O cabelo, como paina, contornava o rosto miúdo de expressão faceira, dando-lhe um ar de senhorinha. Mas os finos brincos eram dependurados, alegres , combinando com os olhinhos espevitados.
O sorriso, sempre presente, apenas um pouco contido, pelo constante frear nos cantos da boca pequena.
De mãos finas e delicadas, imaginei que ainda trabalhassem em algo artesanal. Seus gestos acompanhavam a fala, com extrema suavidade.
Dava gosto ouvi-la e observá-la. De uns tempos pra cá, gentileza, respeito, mansidão são atributos raros.
Portanto, já que nos sentamos lado a lado, nas cadeiras de um laboratório a esperar resultados de exames, não poderia perder a oportunidade de prosear com ela.
Aos poucos, foi revelando as atividades e a vida.
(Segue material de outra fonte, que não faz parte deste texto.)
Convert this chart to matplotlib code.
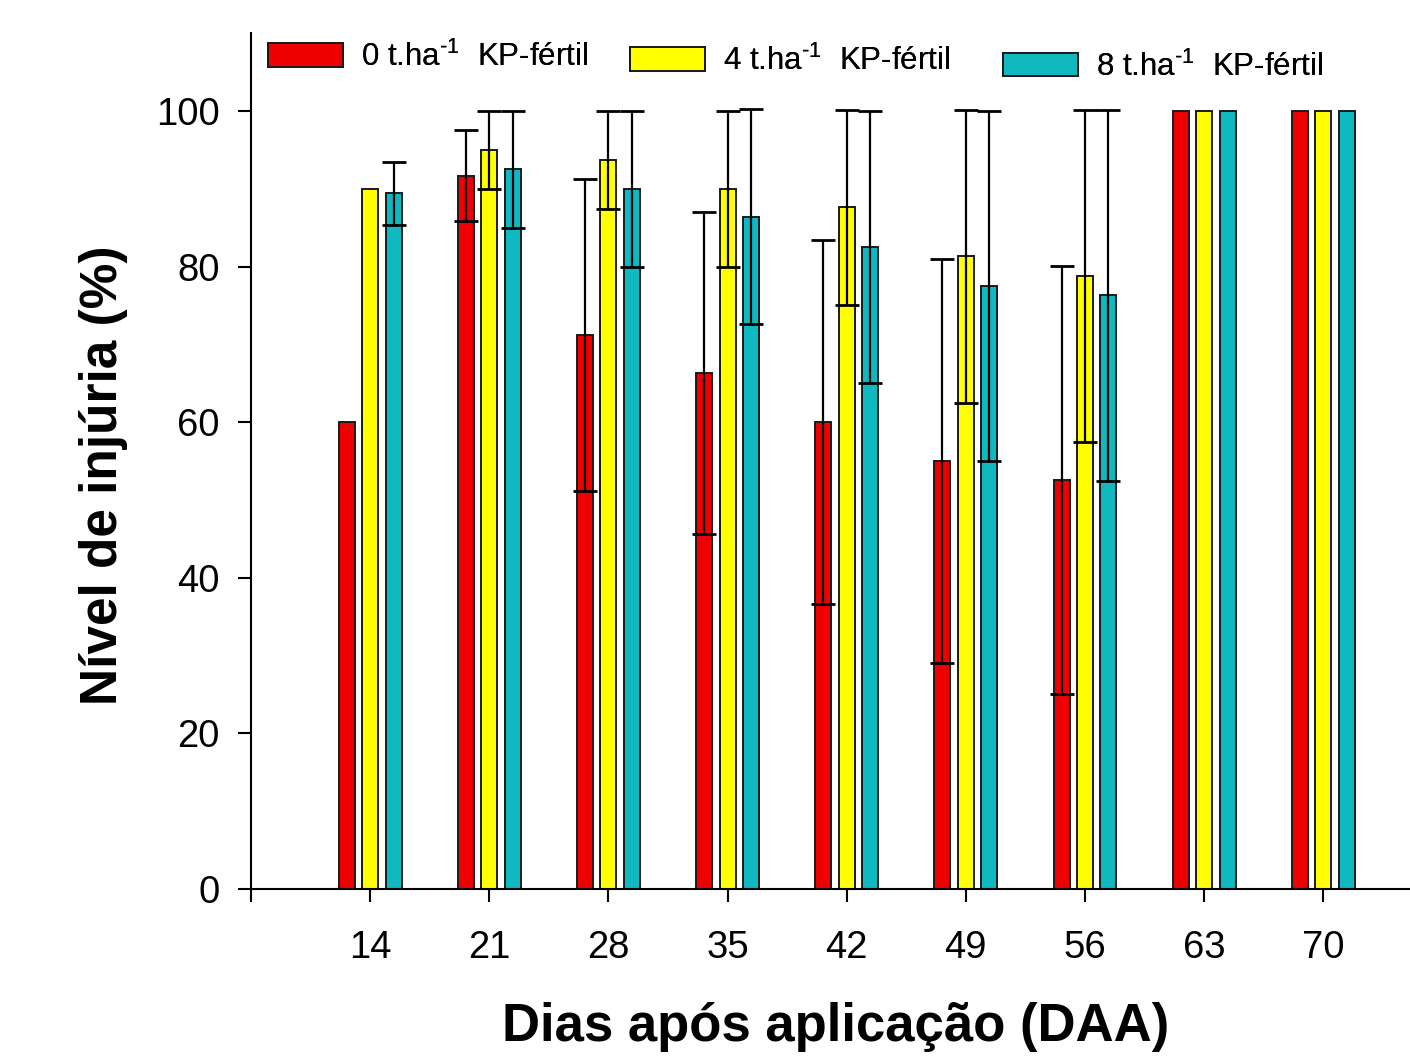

Viúva recente_ o que lhe causou certa emoção ao relembrar, um casal de netos já adultos e uma filha. Seu maior prazer ? Tricotar, ponto a ponto, sapatos de lã para aquecer os pés de pessoas em tratamento de câncer.
E fui me encantando...
"Ultimamente", revelou-me como um segredo, "o dinheiro andava bem curto e já não conseguiria fazer tantos chinelos como antes se os netos não a socorressem." Não pedia muito, mas, devagar, insinuava:
"_ Meu neto, você quer ser abençoado, não quer?"
E com a resposta afirmativa, prosseguia:
"_ Então, colabore, pague, pelo menos ,um novelo de lã. Cinco reais serão suficientes!"
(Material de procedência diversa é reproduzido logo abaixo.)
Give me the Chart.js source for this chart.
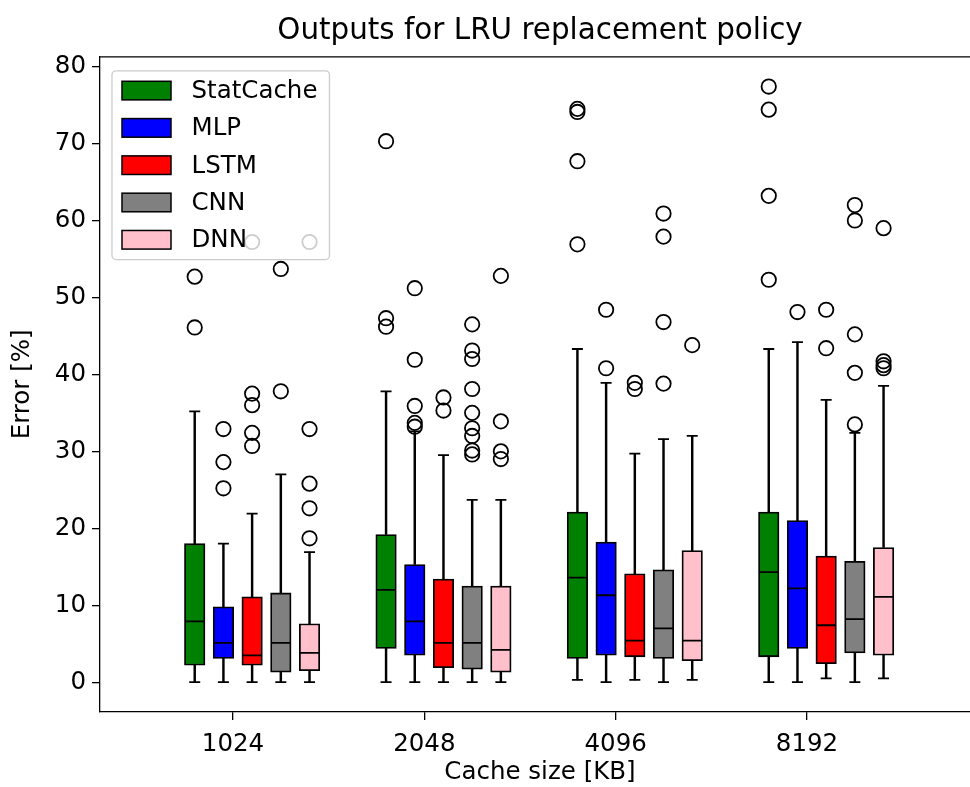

Conseguia, com seu jeito terno, amealhar mais. Um dia, cinco, noutro, dez, a neta deu-lhe cinquenta e ontem recebeu do neto cem reais! E como estava feliz por isto!
Seus olhinhos miúdos brilharam ao fazer-me tais revelações. E disse-me mais. Contou-me , com alegria, que há um bom tempo é reikiana, nível três. Isto explica a sua conduta: logo que termina de criar um par de sapatos de tricô, reza com as mãos estendidas sobre ele, pedindo a Deus que o abençoe a fim de que aqueça os pés e o coração da pessoa necessitada que irá recebê-lo.
Sensibilizada, agradeci por ter me contado tais coisas , pois me fizeram um bem enorme. De imediato, retribuiu o meu comentário e, olhando-me com atenção e carinho , disse-me que eu era muito bonita. Agradeci mais uma vez e nos despedimos. Nossa conversa foi banhada por uma brisa de fraternidade e entendimento.
Admirável mulher, de oitenta e quatro anos, com energia amorosa suficiente para se debruçar aos menos favorecidos , com perfeita naturalidade.
Esta é a verdadeira poesia, intrínseca ao ser humano que aprendeu a ouvir-se e a refletir sobre o que vale a pena ser vivido.